Both students and teachers mentioned the social nature of student expertise in game-related activities. Students appreciated being asked to use and share their own game-related expertise and were quickly able to describe which students in their class possessed which particular game-related skills. A number of teachers observed that games enabled students who were not usually seen as experts in other school activities or didn't connect socially with the rest of the class to demonstrate their abilities to their classmates in a socially acceptable and enjoyable way. That is, the teachers were convinced of the social value that expertise in games enabled within the classroom.

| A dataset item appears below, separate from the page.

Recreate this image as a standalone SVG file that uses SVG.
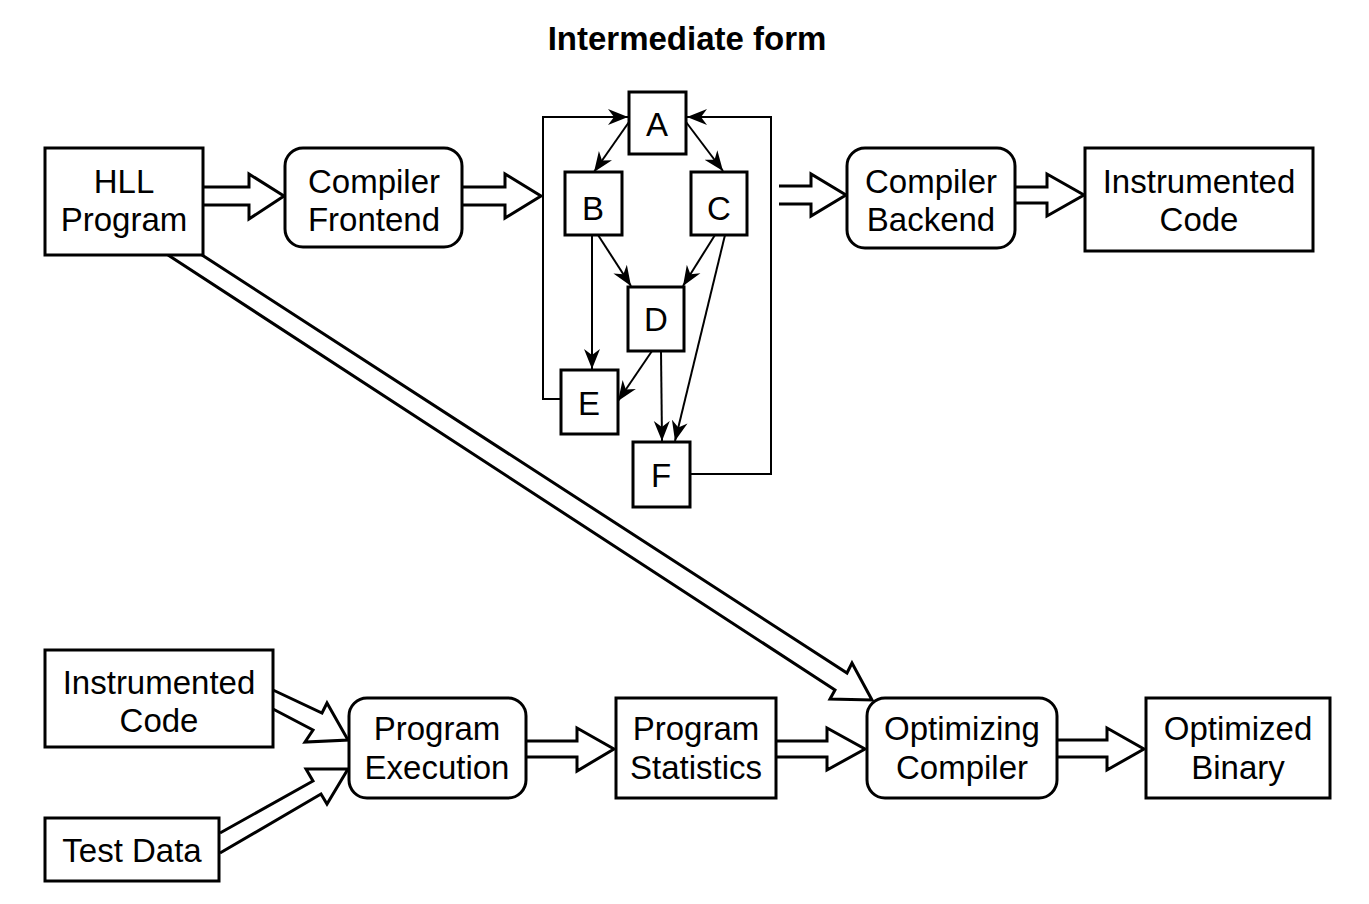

For me, this snapshot of how some students and teachers view student expertise in game-related activities in the classroom raises a possibility: if teachers can create the right conditions, then game-related expertise can disrupt existing social and learning structures in the classroom.

Elliot Lawes

Games for learning

Comments

Kia ora Elliot. I've just read an article which suggests there aren't enough studies that focus on the role of students as tutors/scaffolders of each others' learning in game-using classrooms. If that's true, that is pretty interesting, since it was obvious to many of the teachers in our study that students could often perform this role for each other or for the teacher. The study I read looked at what happened in a secondary social science class in Spain where a videogame was being used as part of curricular activities. They found that students often spontaneously scaffolded more novice peers, particularly some of the procedural aspects of how to use/interact with the game. They did things like pointing out relevant features and reducing the novices' frustration with figuring out the game. The authors of the study concluded that, since students can perform scaffolding/tutoring fuctions for each other, that this should be intentionally designed into the game-using classroom. That's not exactly surprising and again I think was fairly obvious to many of the teachers we have interviewed. However another point the article makes (which I think is actually quite useful) is that teachers who are designing game-based learning in their classrooms can think about how to make that student-as-tutor role even more visible in the design of learning activities, and think about how to stretch students so they can scaffold each other's thinking at the reflective, conceptual, and metacognitive levels as well. Reference: Monjelat, N., Mendez, L., & Lacasa, P. (2016). 'Becoming a tutor: student scaffolding in a game-based classroom'. Technology, Pedagogy and Education. (I've saved you having to read the article by pulling out the most useful bits).